Stop at the line containing "const data = models.map((name, i)": write out every line from the beginning of the entries up to and including it, minus the pictures.

▶ Provided records

-- BEGIN --

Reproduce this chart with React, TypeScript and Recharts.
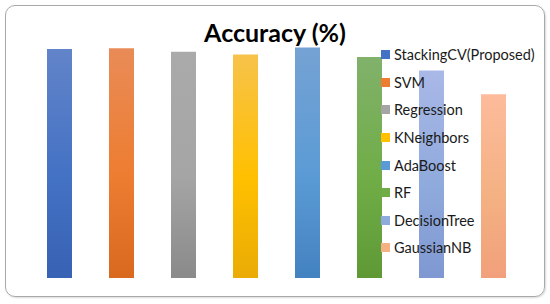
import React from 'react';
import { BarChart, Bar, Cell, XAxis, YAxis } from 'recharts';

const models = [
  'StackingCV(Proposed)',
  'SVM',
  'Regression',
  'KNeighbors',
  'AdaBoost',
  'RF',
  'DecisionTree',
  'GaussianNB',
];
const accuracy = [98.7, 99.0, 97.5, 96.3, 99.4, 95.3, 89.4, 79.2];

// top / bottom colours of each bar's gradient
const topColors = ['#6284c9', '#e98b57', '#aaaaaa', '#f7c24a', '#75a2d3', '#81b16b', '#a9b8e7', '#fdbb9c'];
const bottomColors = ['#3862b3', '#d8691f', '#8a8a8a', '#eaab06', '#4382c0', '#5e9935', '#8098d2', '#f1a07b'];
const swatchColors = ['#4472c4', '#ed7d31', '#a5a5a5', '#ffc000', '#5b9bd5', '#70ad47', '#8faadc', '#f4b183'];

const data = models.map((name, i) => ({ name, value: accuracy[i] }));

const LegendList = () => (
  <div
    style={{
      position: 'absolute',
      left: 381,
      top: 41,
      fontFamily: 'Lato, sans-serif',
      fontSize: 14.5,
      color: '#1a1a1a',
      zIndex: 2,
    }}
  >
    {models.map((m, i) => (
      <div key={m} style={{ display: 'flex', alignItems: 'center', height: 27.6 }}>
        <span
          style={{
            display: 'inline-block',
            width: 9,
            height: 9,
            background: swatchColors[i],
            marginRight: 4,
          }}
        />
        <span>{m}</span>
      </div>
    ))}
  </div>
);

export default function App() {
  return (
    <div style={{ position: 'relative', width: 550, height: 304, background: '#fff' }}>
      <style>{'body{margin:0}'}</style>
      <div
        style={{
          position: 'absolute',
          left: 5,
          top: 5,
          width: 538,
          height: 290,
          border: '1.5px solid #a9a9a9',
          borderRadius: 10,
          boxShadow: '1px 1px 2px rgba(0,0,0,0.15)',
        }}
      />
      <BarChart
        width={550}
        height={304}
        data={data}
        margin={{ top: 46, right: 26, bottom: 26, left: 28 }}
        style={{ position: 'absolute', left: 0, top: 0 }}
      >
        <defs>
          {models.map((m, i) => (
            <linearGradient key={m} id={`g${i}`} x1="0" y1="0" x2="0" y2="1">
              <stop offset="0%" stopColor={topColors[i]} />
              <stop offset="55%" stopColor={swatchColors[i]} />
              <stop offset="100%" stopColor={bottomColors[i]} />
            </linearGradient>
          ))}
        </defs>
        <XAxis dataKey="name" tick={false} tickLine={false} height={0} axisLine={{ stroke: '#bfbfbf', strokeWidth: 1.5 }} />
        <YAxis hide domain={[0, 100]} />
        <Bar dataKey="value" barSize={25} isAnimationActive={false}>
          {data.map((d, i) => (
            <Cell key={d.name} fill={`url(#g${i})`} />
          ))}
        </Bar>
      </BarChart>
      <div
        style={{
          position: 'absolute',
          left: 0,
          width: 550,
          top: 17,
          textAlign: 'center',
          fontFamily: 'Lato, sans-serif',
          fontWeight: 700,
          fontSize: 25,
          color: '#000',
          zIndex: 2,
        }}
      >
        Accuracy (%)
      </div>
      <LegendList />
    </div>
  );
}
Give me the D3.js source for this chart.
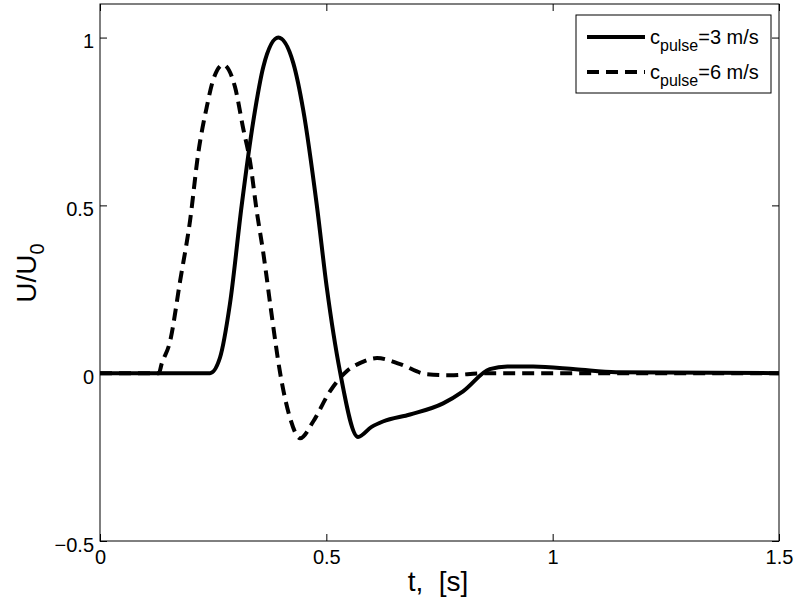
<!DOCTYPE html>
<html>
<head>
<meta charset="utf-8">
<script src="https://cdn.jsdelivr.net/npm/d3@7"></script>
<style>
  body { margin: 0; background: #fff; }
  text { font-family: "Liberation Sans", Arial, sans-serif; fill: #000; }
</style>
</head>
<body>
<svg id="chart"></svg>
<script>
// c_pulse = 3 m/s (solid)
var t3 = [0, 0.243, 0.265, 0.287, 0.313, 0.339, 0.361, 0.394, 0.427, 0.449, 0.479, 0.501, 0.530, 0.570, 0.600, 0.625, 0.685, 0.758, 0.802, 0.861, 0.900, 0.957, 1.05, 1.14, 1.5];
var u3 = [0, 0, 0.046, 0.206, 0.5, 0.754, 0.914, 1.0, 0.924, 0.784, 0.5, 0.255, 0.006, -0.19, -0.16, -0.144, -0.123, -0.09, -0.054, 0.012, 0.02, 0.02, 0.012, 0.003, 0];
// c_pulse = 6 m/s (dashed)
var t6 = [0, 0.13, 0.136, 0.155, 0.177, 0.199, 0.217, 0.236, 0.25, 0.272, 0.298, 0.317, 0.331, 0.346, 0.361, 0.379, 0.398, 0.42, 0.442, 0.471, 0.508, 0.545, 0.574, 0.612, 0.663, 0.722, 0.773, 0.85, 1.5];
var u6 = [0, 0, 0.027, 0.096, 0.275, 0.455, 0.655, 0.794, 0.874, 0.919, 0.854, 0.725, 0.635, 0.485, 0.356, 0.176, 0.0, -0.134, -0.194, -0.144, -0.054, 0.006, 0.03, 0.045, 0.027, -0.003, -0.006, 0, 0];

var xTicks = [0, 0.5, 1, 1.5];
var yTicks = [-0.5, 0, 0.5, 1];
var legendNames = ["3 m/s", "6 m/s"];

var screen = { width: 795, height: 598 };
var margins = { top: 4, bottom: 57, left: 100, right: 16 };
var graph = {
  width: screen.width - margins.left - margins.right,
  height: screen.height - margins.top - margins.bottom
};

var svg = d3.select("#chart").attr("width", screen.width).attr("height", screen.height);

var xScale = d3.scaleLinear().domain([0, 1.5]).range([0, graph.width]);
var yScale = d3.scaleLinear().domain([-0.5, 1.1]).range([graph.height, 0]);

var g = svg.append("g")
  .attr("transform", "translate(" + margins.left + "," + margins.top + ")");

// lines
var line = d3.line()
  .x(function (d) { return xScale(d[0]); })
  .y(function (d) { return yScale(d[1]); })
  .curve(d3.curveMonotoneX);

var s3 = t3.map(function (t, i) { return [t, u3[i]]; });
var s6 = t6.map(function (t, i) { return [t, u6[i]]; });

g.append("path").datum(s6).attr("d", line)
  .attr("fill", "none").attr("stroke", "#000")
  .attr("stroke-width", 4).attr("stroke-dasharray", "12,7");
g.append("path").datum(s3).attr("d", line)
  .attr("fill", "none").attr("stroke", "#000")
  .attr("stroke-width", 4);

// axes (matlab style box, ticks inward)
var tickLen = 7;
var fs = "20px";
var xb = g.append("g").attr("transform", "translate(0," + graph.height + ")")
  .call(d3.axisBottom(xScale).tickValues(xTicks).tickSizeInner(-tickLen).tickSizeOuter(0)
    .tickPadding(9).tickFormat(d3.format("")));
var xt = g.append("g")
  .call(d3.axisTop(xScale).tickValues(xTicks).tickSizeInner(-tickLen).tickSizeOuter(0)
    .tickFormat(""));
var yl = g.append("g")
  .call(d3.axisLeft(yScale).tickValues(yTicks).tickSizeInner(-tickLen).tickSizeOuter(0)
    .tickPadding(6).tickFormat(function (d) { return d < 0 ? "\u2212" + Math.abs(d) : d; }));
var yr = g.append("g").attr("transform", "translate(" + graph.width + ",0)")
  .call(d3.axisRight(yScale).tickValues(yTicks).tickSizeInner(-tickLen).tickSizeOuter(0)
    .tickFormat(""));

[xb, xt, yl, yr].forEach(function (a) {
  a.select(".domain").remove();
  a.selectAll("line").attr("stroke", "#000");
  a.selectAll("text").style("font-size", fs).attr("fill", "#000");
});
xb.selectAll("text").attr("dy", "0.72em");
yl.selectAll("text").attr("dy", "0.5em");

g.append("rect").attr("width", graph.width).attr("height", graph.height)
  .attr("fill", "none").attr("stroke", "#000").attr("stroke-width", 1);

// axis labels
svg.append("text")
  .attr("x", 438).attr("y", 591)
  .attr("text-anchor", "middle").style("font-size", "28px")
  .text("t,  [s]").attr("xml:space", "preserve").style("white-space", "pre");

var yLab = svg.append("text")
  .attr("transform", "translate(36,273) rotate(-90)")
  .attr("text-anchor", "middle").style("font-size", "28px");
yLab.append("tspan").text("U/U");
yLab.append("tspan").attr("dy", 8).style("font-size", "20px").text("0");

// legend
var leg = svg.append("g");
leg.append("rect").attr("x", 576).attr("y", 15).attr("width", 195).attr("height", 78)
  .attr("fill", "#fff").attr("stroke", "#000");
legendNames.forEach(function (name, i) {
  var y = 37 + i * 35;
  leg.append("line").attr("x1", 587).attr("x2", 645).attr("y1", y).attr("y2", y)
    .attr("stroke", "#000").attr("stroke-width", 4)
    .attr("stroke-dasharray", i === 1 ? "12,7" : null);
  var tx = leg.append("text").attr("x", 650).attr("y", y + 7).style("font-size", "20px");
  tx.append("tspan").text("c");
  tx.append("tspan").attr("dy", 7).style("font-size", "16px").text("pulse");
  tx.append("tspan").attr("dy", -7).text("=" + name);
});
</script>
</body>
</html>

-- END --

▶ The response
Reproduce this chart with React, TypeScript and Recharts.
import React from 'react';
import { BarChart, Bar, Cell, XAxis, YAxis } from 'recharts';

const models = [
  'StackingCV(Proposed)',
  'SVM',
  'Regression',
  'KNeighbors',
  'AdaBoost',
  'RF',
  'DecisionTree',
  'GaussianNB',
];
const accuracy = [98.7, 99.0, 97.5, 96.3, 99.4, 95.3, 89.4, 79.2];

// top / bottom colours of each bar's gradient
const topColors = ['#6284c9', '#e98b57', '#aaaaaa', '#f7c24a', '#75a2d3', '#81b16b', '#a9b8e7', '#fdbb9c'];
const bottomColors = ['#3862b3', '#d8691f', '#8a8a8a', '#eaab06', '#4382c0', '#5e9935', '#8098d2', '#f1a07b'];
const swatchColors = ['#4472c4', '#ed7d31', '#a5a5a5', '#ffc000', '#5b9bd5', '#70ad47', '#8faadc', '#f4b183'];

const data = models.map((name, i) => ({ name, value: accuracy[i] }));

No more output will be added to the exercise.